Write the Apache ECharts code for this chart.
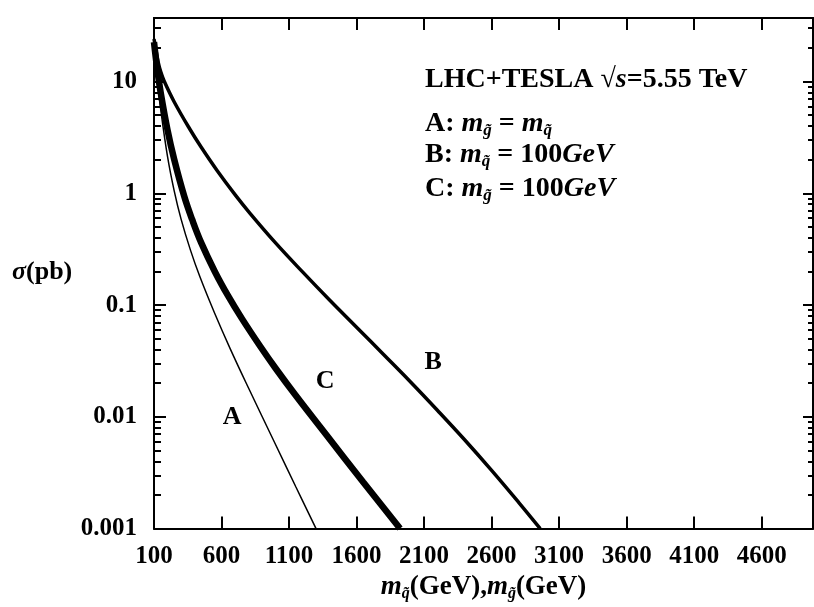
<!DOCTYPE html>
<html>
<head>
<meta charset="utf-8">
<title>LHC+TESLA</title>
<script src="https://cdn.jsdelivr.net/npm/echarts@6/dist/echarts.min.js"></script>
</head>
<body style="margin:0;background:#fff">
<div id="main" style="width:814px;height:607px;"></div>
<script>
// curve A: m_gluino = m_squark
var massA = [100, 125, 150, 200, 250, 300, 370, 440, 550, 663, 800, 1000, 1150, 1300];
var sigmaA = [22, 10.2, 5.6, 2.14, 1.045, 0.59, 0.31, 0.179, 0.084, 0.041, 0.0181, 0.00565, 0.00237, 0.001];
// curve B: m_squark = 100 GeV
var massB = [100, 115, 130, 150, 175, 250, 367, 450, 567, 700, 811, 1000, 1200, 1400, 1600, 1800, 2000, 2200, 2400, 2600, 2800, 2960];
var sigmaB = [24, 19, 15.1, 12.2, 10.1, 6.56, 3.72, 2.58, 1.6, 0.973, 0.662, 0.36, 0.198, 0.111, 0.0634, 0.0361, 0.0205, 0.0114, 0.00624, 0.00332, 0.00172, 0.001];
// curve C: m_gluino = 100 GeV
var massC = [100, 125, 150, 200, 250, 325, 383, 450, 550, 650, 750, 885, 1000, 1150, 1380, 1650, 1922];
var sigmaC = [22.5, 12.6, 7.9, 3.7, 2.0, 0.93, 0.58, 0.36, 0.2, 0.12, 0.076, 0.043, 0.0272, 0.0155, 0.0068, 0.0026, 0.001];

var xTicks = [100, 600, 1100, 1600, 2100, 2600, 3100, 3600, 4100, 4600];
var yTicks = [0.001, 0.01, 0.1, 1, 10];
var yMinor = [];
yTicks.forEach(function (d) {
  for (var k = 2; k <= 9; k++) yMinor.push(+(d * k).toPrecision(3));
});

var curveLabels = [['A', 678, 0.01], ['C', 1367, 0.021], ['B', 2167, 0.0305]];

function pairs(xs, ys) {
  return xs.map(function (x, i) { return [x, ys[i]]; });
}

var FONT = 'Liberation Serif';
var black = '#000';
var xMin = 100, xMax = 4980, yMin = 0.001, yMax = 37;

var chart = echarts.init(document.getElementById('main'));

function subStyle(size) {
  return { fontFamily: FONT, fontStyle: 'italic', fontWeight: 'bold', fontSize: size, padding: [14, 0, 0, 0] };
}
function italStyle(size) {
  return { fontFamily: FONT, fontStyle: 'italic', fontWeight: 'bold', fontSize: size };
}

function yAxisDef(pos, ticks, len, labels) {
  return {
    type: 'log', logBase: 10, min: yMin, max: yMax, position: pos,
    axisLine: { show: true, lineStyle: { color: black, width: 2 } },
    axisTick: { show: true, inside: true, length: len, customValues: ticks, lineStyle: { color: black, width: 2 } },
    axisLabel: labels ? {
      show: true, customValues: yTicks, margin: 17,
      fontFamily: FONT, fontSize: 25, fontWeight: 'bold', color: black,
      formatter: function (v) { return String(+(+v).toPrecision(1)); }
    } : { show: false },
    splitLine: { show: false }, minorTick: { show: false }
  };
}

function xAxisDef(pos, labels) {
  return {
    type: 'value', min: xMin, max: xMax, interval: 500, position: pos,
    axisLine: { show: true, lineStyle: { color: black, width: 2 } },
    axisTick: { show: true, inside: true, length: 12, customValues: xTicks, lineStyle: { color: black, width: 2 } },
    axisLabel: labels ? {
      show: true, customValues: xTicks, margin: 15,
      fontFamily: FONT, fontSize: 25, fontWeight: 'bold', color: black,
      formatter: function (v) { return String(Math.round(v)); }
    } : { show: false },
    splitLine: { show: false },
    name: labels ? '{i|m}{s|q\u0303}(GeV),{i|m}{s|g\u0303}(GeV)' : '',
    nameLocation: 'middle', nameGap: 36,
    nameTextStyle: {
      fontFamily: FONT, fontSize: 27, fontWeight: 'bold', color: black,
      rich: { i: italStyle(27), s: subStyle(16) }
    }
  };
}

function lineSeries(name, xs, ys, w) {
  return {
    name: name, type: 'line', data: pairs(xs, ys),
    showSymbol: false, smooth: 0.4, clip: true,
    lineStyle: { color: black, width: w }
  };
}

function legendLine(txt, y) {
  return {
    type: 'text', left: 425, top: y,
    style: {
      text: txt, fill: black, font: 'bold 28px ' + FONT,
      rich: { i: italStyle(28), s: subStyle(17), r: { fontFamily: FONT, fontSize: 28, fontWeight: 'bold' } }
    }
  };
}

chart.setOption({
  animation: false,
  grid: { left: 154, right: 1, top: 18, bottom: 75 },
  xAxis: [xAxisDef('bottom', true), xAxisDef('top', false)],
  yAxis: [
    yAxisDef('left', yTicks, 12, true),
    yAxisDef('left', yMinor, 7, false),
    yAxisDef('right', yTicks, 10, false),
    yAxisDef('right', yMinor, 5, false)
  ],
  series: [
    lineSeries('A', massA, sigmaA, 1.5),
    lineSeries('B', massB, sigmaB, 3.5),
    lineSeries('C', massC, sigmaC, 6.5),
    {
      type: 'scatter', symbolSize: 0,
      itemStyle: { opacity: 1 },
      data: curveLabels.map(function (c) { return [c[1], c[2], c[0]]; }),
      label: {
        show: true, position: 'inside', color: black, opacity: 1,
        fontFamily: FONT, fontSize: 26, fontWeight: 'bold',
        formatter: function (p) { return p.value[2]; }
      }
    }
  ],
  graphic: [
    legendLine('LHC+TESLA {r|\u221A}{i|s}=5.55 TeV', 66),
    legendLine('A: {i|m}{s|g\u0303} = {i|m}{s|q\u0303}', 110),
    legendLine('B: {i|m}{s|q\u0303} = 100{i|GeV}', 141),
    legendLine('C: {i|m}{s|g\u0303} = 100{i|GeV}', 175),
    {
      type: 'text', left: 12, top: 259,
      style: {
        text: '{i|\u03C3}(pb)', fill: black, font: 'bold 26px ' + FONT,
        rich: { i: italStyle(26) }
      }
    }
  ]
});
</script>
</body>
</html>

◇ ◇ ◇ ◇ ◇ ◇ ◇

• _Stated problem_
Restate the data above word for word. Skip every picture.

• _Answer to this problem_
Write the Apache ECharts code for this chart.
<!DOCTYPE html>
<html>
<head>
<meta charset="utf-8">
<title>LHC+TESLA</title>
<script src="https://cdn.jsdelivr.net/npm/echarts@6/dist/echarts.min.js"></script>
</head>
<body style="margin:0;background:#fff">
<div id="main" style="width:814px;height:607px;"></div>
<script>
// curve A: m_gluino = m_squark
var massA = [100, 125, 150, 200, 250, 300, 370, 440, 550, 663, 800, 1000, 1150, 1300];
var sigmaA = [22, 10.2, 5.6, 2.14, 1.045, 0.59, 0.31, 0.179, 0.084, 0.041, 0.0181, 0.00565, 0.00237, 0.001];
// curve B: m_squark = 100 GeV
var massB = [100, 115, 130, 150, 175, 250, 367, 450, 567, 700, 811, 1000, 1200, 1400, 1600, 1800, 2000, 2200, 2400, 2600, 2800, 2960];
var sigmaB = [24, 19, 15.1, 12.2, 10.1, 6.56, 3.72, 2.58, 1.6, 0.973, 0.662, 0.36, 0.198, 0.111, 0.0634, 0.0361, 0.0205, 0.0114, 0.00624, 0.00332, 0.00172, 0.001];
// curve C: m_gluino = 100 GeV
var massC = [100, 125, 150, 200, 250, 325, 383, 450, 550, 650, 750, 885, 1000, 1150, 1380, 1650, 1922];
var sigmaC = [22.5, 12.6, 7.9, 3.7, 2.0, 0.93, 0.58, 0.36, 0.2, 0.12, 0.076, 0.043, 0.0272, 0.0155, 0.0068, 0.0026, 0.001];

var xTicks = [100, 600, 1100, 1600, 2100, 2600, 3100, 3600, 4100, 4600];
var yTicks = [0.001, 0.01, 0.1, 1, 10];
var yMinor = [];
yTicks.forEach(function (d) {
  for (var k = 2; k <= 9; k++) yMinor.push(+(d * k).toPrecision(3));
});

var curveLabels = [['A', 678, 0.01], ['C', 1367, 0.021], ['B', 2167, 0.0305]];

function pairs(xs, ys) {
  return xs.map(function (x, i) { return [x, ys[i]]; });
}

var FONT = 'Liberation Serif';
var black = '#000';
var xMin = 100, xMax = 4980, yMin = 0.001, yMax = 37;

var chart = echarts.init(document.getElementById('main'));

function subStyle(size) {
  return { fontFamily: FONT, fontStyle: 'italic', fontWeight: 'bold', fontSize: size, padding: [14, 0, 0, 0] };
}
function italStyle(size) {
  return { fontFamily: FONT, fontStyle: 'italic', fontWeight: 'bold', fontSize: size };
}

function yAxisDef(pos, ticks, len, labels) {
  return {
    type: 'log', logBase: 10, min: yMin, max: yMax, position: pos,
    axisLine: { show: true, lineStyle: { color: black, width: 2 } },
    axisTick: { show: true, inside: true, length: len, customValues: ticks, lineStyle: { color: black, width: 2 } },
    axisLabel: labels ? {
      show: true, customValues: yTicks, margin: 17,
      fontFamily: FONT, fontSize: 25, fontWeight: 'bold', color: black,
      formatter: function (v) { return String(+(+v).toPrecision(1)); }
    } : { show: false },
    splitLine: { show: false }, minorTick: { show: false }
  };
}

function xAxisDef(pos, labels) {
  return {
    type: 'value', min: xMin, max: xMax, interval: 500, position: pos,
    axisLine: { show: true, lineStyle: { color: black, width: 2 } },
    axisTick: { show: true, inside: true, length: 12, customValues: xTicks, lineStyle: { color: black, width: 2 } },
    axisLabel: labels ? {
      show: true, customValues: xTicks, margin: 15,
      fontFamily: FONT, fontSize: 25, fontWeight: 'bold', color: black,
      formatter: function (v) { return String(Math.round(v)); }
    } : { show: false },
    splitLine: { show: false },
    name: labels ? '{i|m}{s|q\u0303}(GeV),{i|m}{s|g\u0303}(GeV)' : '',
    nameLocation: 'middle', nameGap: 36,
    nameTextStyle: {
      fontFamily: FONT, fontSize: 27, fontWeight: 'bold', color: black,
      rich: { i: italStyle(27), s: subStyle(16) }
    }
  };
}

function lineSeries(name, xs, ys, w) {
  return {
    name: name, type: 'line', data: pairs(xs, ys),
    showSymbol: false, smooth: 0.4, clip: true,
    lineStyle: { color: black, width: w }
  };
}

function legendLine(txt, y) {
  return {
    type: 'text', left: 425, top: y,
    style: {
      text: txt, fill: black, font: 'bold 28px ' + FONT,
      rich: { i: italStyle(28), s: subStyle(17), r: { fontFamily: FONT, fontSize: 28, fontWeight: 'bold' } }
    }
  };
}

chart.setOption({
  animation: false,
  grid: { left: 154, right: 1, top: 18, bottom: 75 },
  xAxis: [xAxisDef('bottom', true), xAxisDef('top', false)],
  yAxis: [
    yAxisDef('left', yTicks, 12, true),
    yAxisDef('left', yMinor, 7, false),
    yAxisDef('right', yTicks, 10, false),
    yAxisDef('right', yMinor, 5, false)
  ],
  series: [
    lineSeries('A', massA, sigmaA, 1.5),
    lineSeries('B', massB, sigmaB, 3.5),
    lineSeries('C', massC, sigmaC, 6.5),
    {
      type: 'scatter', symbolSize: 0,
      itemStyle: { opacity: 1 },
      data: curveLabels.map(function (c) { return [c[1], c[2], c[0]]; }),
      label: {
        show: true, position: 'inside', color: black, opacity: 1,
        fontFamily: FONT, fontSize: 26, fontWeight: 'bold',
        formatter: function (p) { return p.value[2]; }
      }
    }
  ],
  graphic: [
    legendLine('LHC+TESLA {r|\u221A}{i|s}=5.55 TeV', 66),
    legendLine('A: {i|m}{s|g\u0303} = {i|m}{s|q\u0303}', 110),
    legendLine('B: {i|m}{s|q\u0303} = 100{i|GeV}', 141),
    legendLine('C: {i|m}{s|g\u0303} = 100{i|GeV}', 175),
    {
      type: 'text', left: 12, top: 259,
      style: {
        text: '{i|\u03C3}(pb)', fill: black, font: 'bold 26px ' + FONT,
        rich: { i: italStyle(26) }
      }
    }
  ]
});
</script>
</body>
</html>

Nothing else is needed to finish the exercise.